TELEVISION CITY, USALaw & Order, Cold Case, CSI: Miami, and similar television dramas present policing as a series of adventures and struggles between good and evil. Good cops (and sometimes bad cops) pursue malevolence and misbehavior relentlessly until decency and morality triumph. But is this what policing is really all about? Are the escapades of Detective Joe Fontana of TV's Law & Order or the dangerous edge and blind allegiance to justice of CSI: Miami's Horatio Caine typical in contemporary policing? And then there are Cops, the FOX television series World's Scariest Police Chases, and a host of others. Are these images of police on the prowl accurate depictions of what happens every day to America's police officers and detectives? Consider the views of a veteran big-city police sergeant:
"I guess what our job really boils down to is not letting the assholes take over the city. Now I'm not talking about your regular crooks . . . they're bound to wind up in the joint anyway. What I'm talking about are those shitheads out to prove that they can push everybody around. Those are the assholes we gotta deal with and take care of on patrol. They're the ones that make it tough on the decent people out there. You take the majority of what we do and it's nothing more than asshole control."1
         Is this the basic fabric of American policing?

1. Quoted in John Van Maanen, "The Asshole," in Policing: A View from the Street, edited by Peter K. Manning and John Van Maanen (Santa Monica: Goodyear, 1978), 221.

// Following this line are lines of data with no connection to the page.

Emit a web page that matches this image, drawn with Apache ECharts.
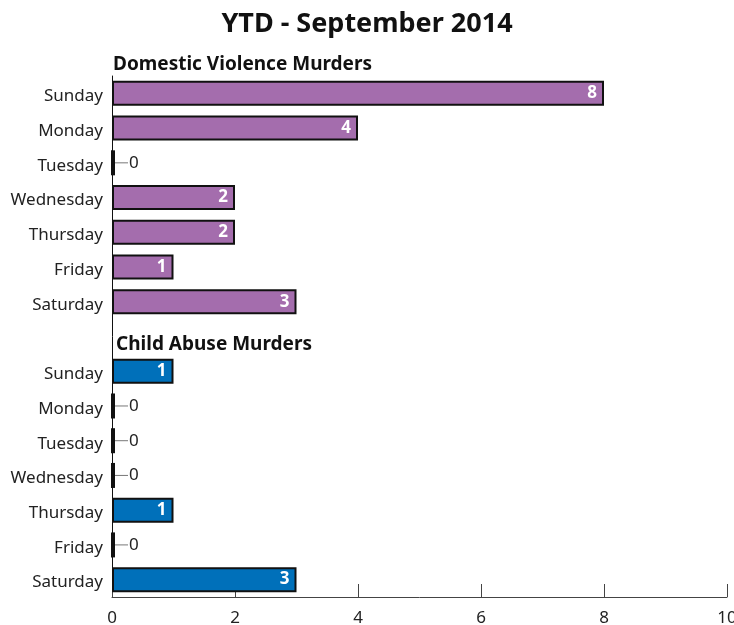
<!DOCTYPE html>
<html>
<head>
<meta charset="utf-8">
<script src="https://cdn.jsdelivr.net/npm/echarts@6/dist/echarts.min.js"></script>
<style>html,body{margin:0;padding:0;background:#fff}#c{width:734px;height:625px}</style>
</head>
<body>
<div id="c"></div>
<script>
const titleText = 'YTD - September 2014';
const dvHeader = 'Domestic Violence Murders';
const caHeader = 'Child Abuse Murders';
const days = ['Sunday','Monday','Tuesday','Wednesday','Thursday','Friday','Saturday'];
const dvValues = [8, 4, 0, 2, 2, 1, 3];
const caValues = [1, 0, 0, 0, 1, 0, 3];
const xTicks = [0, 2, 4, 6, 8, 10];

const FONT = 'Noto Sans';
const categories = days.concat(['']).concat(days);

function item(v) {
  if (v === 0) {
    return {
      value: 0,
      label: {
        show: true, position: 'right', distance: -1,
        formatter: '{s|}{l|}{v|0}',
        rich: {
          s: { width: 3, height: 25, backgroundColor: '#111', verticalAlign: 'middle' },
          l: { width: 13, height: 1, backgroundColor: '#777', verticalAlign: 'middle' },
          v: { fontSize: 17, color: '#222', fontWeight: 'normal', fontFamily: FONT, padding: [0, 0, 0, 1], verticalAlign: 'middle' }
        }
      }
    };
  }
  return { value: v };
}
const dvData = dvValues.map(item).concat(new Array(8).fill('-'));
const caData = new Array(8).fill('-').concat(caValues.map(item));

const barLabel = { show: true, position: 'insideRight', distance: 7, color: '#fff', fontFamily: FONT, fontWeight: 'bold', fontSize: 17 };

const chart = echarts.init(document.getElementById('c'), null, { renderer: 'canvas' });
chart.setOption({
  animation: false,
  title: [
    { text: titleText, left: 'center', top: 6, textStyle: { fontFamily: FONT, fontWeight: 'bold', fontSize: 27, color: '#111' } },
    { text: dvHeader, left: 108, top: 50, textStyle: { fontFamily: FONT, fontWeight: 'bold', fontSize: 19, color: '#111' } },
    { text: caHeader, left: 111, top: 330, textStyle: { fontFamily: FONT, fontWeight: 'bold', fontSize: 19, color: '#111' } }
  ],
  grid: { left: 112, right: 7, top: 76, bottom: 28, containLabel: false, outerBoundsMode: 'none' },
  xAxis: {
    type: 'value', min: xTicks[0], max: xTicks[xTicks.length - 1], interval: 2,
    axisLine: { show: true, lineStyle: { color: '#444', width: 1 } },
    axisTick: { show: true, inside: true, length: 13, lineStyle: { color: '#444' } },
    splitLine: { show: false },
    axisLabel: { fontFamily: FONT, fontSize: 17, color: '#222', margin: 13 }
  },
  yAxis: {
    type: 'category', data: categories, inverse: true,
    axisLine: { show: true, lineStyle: { color: '#111', width: 1 } },
    axisTick: { show: false },
    axisLabel: {
      margin: 9,
      formatter: function (v) { return v ? '{a|' + v + '}' : ''; },
      rich: { a: { fontFamily: FONT, fontSize: 17, color: '#222', padding: [6, 0, 0, 0] } }
    }
  },
  series: [
    {
      type: 'bar', data: dvData, barWidth: 25, barGap: '-100%',
      itemStyle: { color: '#A46DAD', borderColor: '#111', borderWidth: 2 },
      label: barLabel
    },
    {
      type: 'bar', data: caData, barWidth: 25, barGap: '-100%',
      itemStyle: { color: '#0070BA', borderColor: '#111', borderWidth: 2 },
      label: barLabel
    }
  ]
});
</script>
</body>
</html>
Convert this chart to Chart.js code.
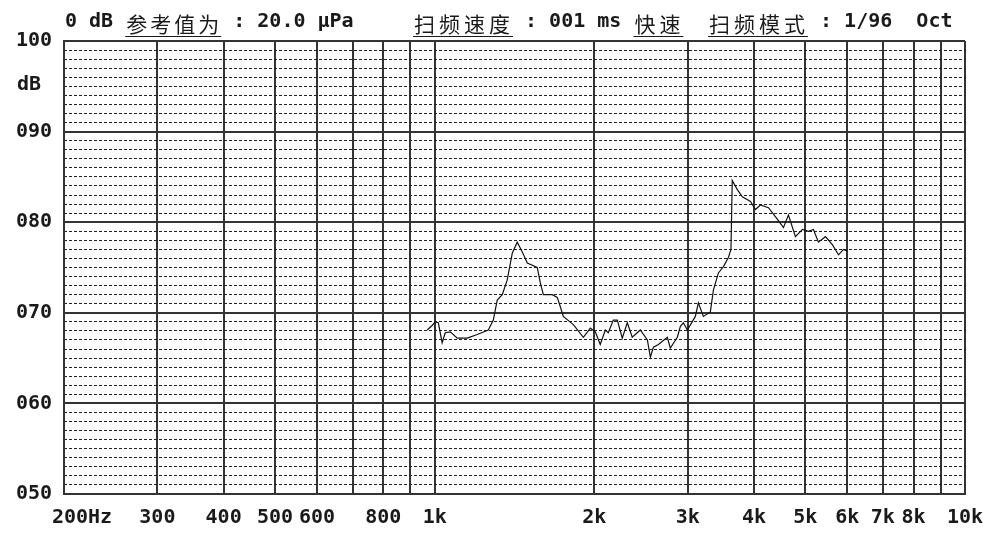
<!DOCTYPE html>
<html><head><meta charset="utf-8">
<script src="https://cdn.jsdelivr.net/npm/chart.js@4.4.1/dist/chart.umd.min.js"></script>
<style>html,body{margin:0;padding:0;background:#fff;}#wrap{width:1005px;height:547px;position:relative;}</style>
</head><body><div id="wrap"><canvas id="c" width="1005" height="547"></canvas></div>
<script>
const freqHz = [968, 989, 1002, 1016, 1033, 1047, 1070, 1103, 1152, 1203, 1262, 1290, 1312, 1341, 1370, 1401, 1431, 1463, 1495, 1561, 1582, 1603, 1666, 1703, 1725, 1748, 1826, 1907, 1966, 2009, 2052, 2098, 2125, 2172, 2210, 2258, 2308, 2358, 2442, 2518, 2551, 2585, 2642, 2746, 2782, 2868, 2906, 2944, 2996, 3101, 3142, 3211, 3310, 3354, 3428, 3504, 3579, 3620, 3640, 3721, 3804, 3940, 4026, 4114, 4260, 4430, 4546, 4646, 4789, 4938, 5068, 5179, 5292, 5456, 5626, 5774, 5900, 6004];
const levelDb = [68.1, 68.6, 69.0, 68.9, 66.7, 67.8, 67.9, 67.2, 67.2, 67.6, 68.1, 69.2, 71.4, 72.0, 73.6, 76.6, 77.8, 76.7, 75.5, 75.0, 73.3, 72.0, 72.0, 71.7, 70.7, 69.6, 68.7, 67.3, 68.3, 67.9, 66.5, 68.1, 67.8, 69.2, 69.2, 67.2, 68.9, 67.3, 68.1, 67.0, 65.1, 66.2, 66.5, 67.3, 66.1, 67.3, 68.5, 68.9, 68.1, 69.6, 71.1, 69.6, 70.1, 72.5, 74.4, 75.1, 76.1, 77.0, 84.6, 83.6, 82.8, 82.3, 81.4, 81.9, 81.6, 80.3, 79.4, 80.8, 78.4, 79.2, 79.0, 79.2, 77.8, 78.4, 77.5, 76.4, 77.0, 76.8];
const xTickValues = [200, 300, 400, 500, 600, 700, 800, 900, 1000, 2000, 3000, 4000, 5000, 6000, 7000, 8000, 9000, 10000];
const xTickLabels = ['200Hz', '300', '400', '500', '600', '', '800', '', '1k', '2k', '3k', '4k', '5k', '6k', '7k', '8k', '', '10k'];
const yMajorValues = [50, 60, 70, 80, 90, 100];
const yTickLabels = ['050', '060', '070', '080', '090', '100'];
const yUnit = 'dB';
const headerGroups = [
  [['0 dB ', false], ['参考值为', true], [' : 20.0 μPa', false]],
  [['扫频速度', true], [' : 001 ms ', false], ['快速', true]],
  [['扫频模式', true], [' : 1/96  Oct', false]]
];

const MONO = "'DejaVu Sans Mono', 'Liberation Mono', monospace";
const CJK = "'Noto Sans CJK SC', sans-serif";
const INK = '#1a1a1a';
const GRID = '#333333';

const headerPlugin = {
  id: 'header',
  afterDraw(chart) {
    const ctx = chart.ctx;
    const starts = [65, 413, 708];
    const pitch = [24, 25, 25];
    ctx.save();
    ctx.fillStyle = INK;
    ctx.strokeStyle = INK;
    ctx.textAlign = 'left';
    ctx.textBaseline = 'alphabetic';
    headerGroups.forEach((g, gi) => {
      let x = starts[gi];
      g.forEach(([txt, cjk]) => {
        if (cjk) {
          ctx.font = "400 21px " + CJK;
          const x0 = x;
          for (const ch of txt) { ctx.fillText(ch, x + 1, 32); x += pitch[gi]; }
          ctx.lineWidth = 1;
          ctx.beginPath(); ctx.moveTo(x0, 36.5); ctx.lineTo(x, 36.5); ctx.stroke();
        } else {
          ctx.font = "bold 20px " + MONO;
          ctx.fillText(txt, x, 27);
          x += ctx.measureText(txt).width;
        }
      });
    });
    const ys = chart.scales.y;
    ctx.font = "bold 20px " + MONO;
    ctx.textBaseline = 'middle';
    ctx.fillText(yUnit, 17, ys.getPixelForValue(95.2));
    ctx.restore();
  }
};

Chart.defaults.font.family = MONO;
Chart.defaults.font.weight = 'bold';
Chart.defaults.font.size = 20;
Chart.defaults.color = INK;

new Chart(document.getElementById('c'), {
  type: 'line',
  data: {
    datasets: [{
      data: freqHz.map((f, i) => ({ x: f, y: levelDb[i] })),
      borderColor: '#111',
      borderWidth: 1.2,
      pointRadius: 0,
      tension: 0,
      fill: false
    }]
  },
  options: {
    responsive: false,
    animation: false,
    devicePixelRatio: 1,
    layout: { padding: { top: 41, right: 40, left: 0, bottom: 0 } },
    plugins: { legend: { display: false }, tooltip: { enabled: false }, title: { display: false } },
    scales: {
      x: {
        type: 'logarithmic',
        min: 200, max: 10000,
        afterBuildTicks: s => { s.ticks = xTickValues.map(v => ({ value: v })); },
        afterFit: s => { s.height = 53; },
        ticks: {
          autoSkip: false, maxRotation: 0, minRotation: 0, padding: 12,
          callback: (v, i) => (i === 0 ? '   ' : '') + xTickLabels[i]
        },
        grid: { color: GRID, lineWidth: 2, drawTicks: false },
        border: { display: true, color: GRID, width: 2 }
      },
      y: {
        type: 'linear', position: 'left',
        min: 50, max: 100,
        afterBuildTicks: s => { s.ticks = yMajorValues.map(v => ({ value: v })); },
        afterFit: s => { s.width = 64; },
        ticks: { padding: 12, callback: (v, i) => yTickLabels[i] },
        grid: { color: GRID, lineWidth: 2, drawTicks: false },
        border: { display: true, color: GRID, width: 2 }
      },
      y2: {
        type: 'linear', position: 'left',
        min: 50, max: 100,
        afterFit: s => { s.width = 0; },
        ticks: { display: false, stepSize: 1 },
        grid: {
          z: -1,
          drawTicks: false,
          lineWidth: 1,
          color: c => (c.tick && c.tick.value % 10 === 0) ? 'rgba(0,0,0,0)' : '#222'
        },
        border: { display: false, dash: [3, 2] }
      }
    }
  },
  plugins: [headerPlugin]
});
</script></body></html>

Within the context of these questions, this chapter examines the character and structure of police work and offers some perspectives on the complexities and frustrations of attempting to enforce the law and maintain order in a democratic society. It seeks to answer questions such as these: What do police do? What do citizens ask them to do? What do they decide to do on their own initiative? And what influences their decisions to do what they do? What is the peacekeeping role of the police?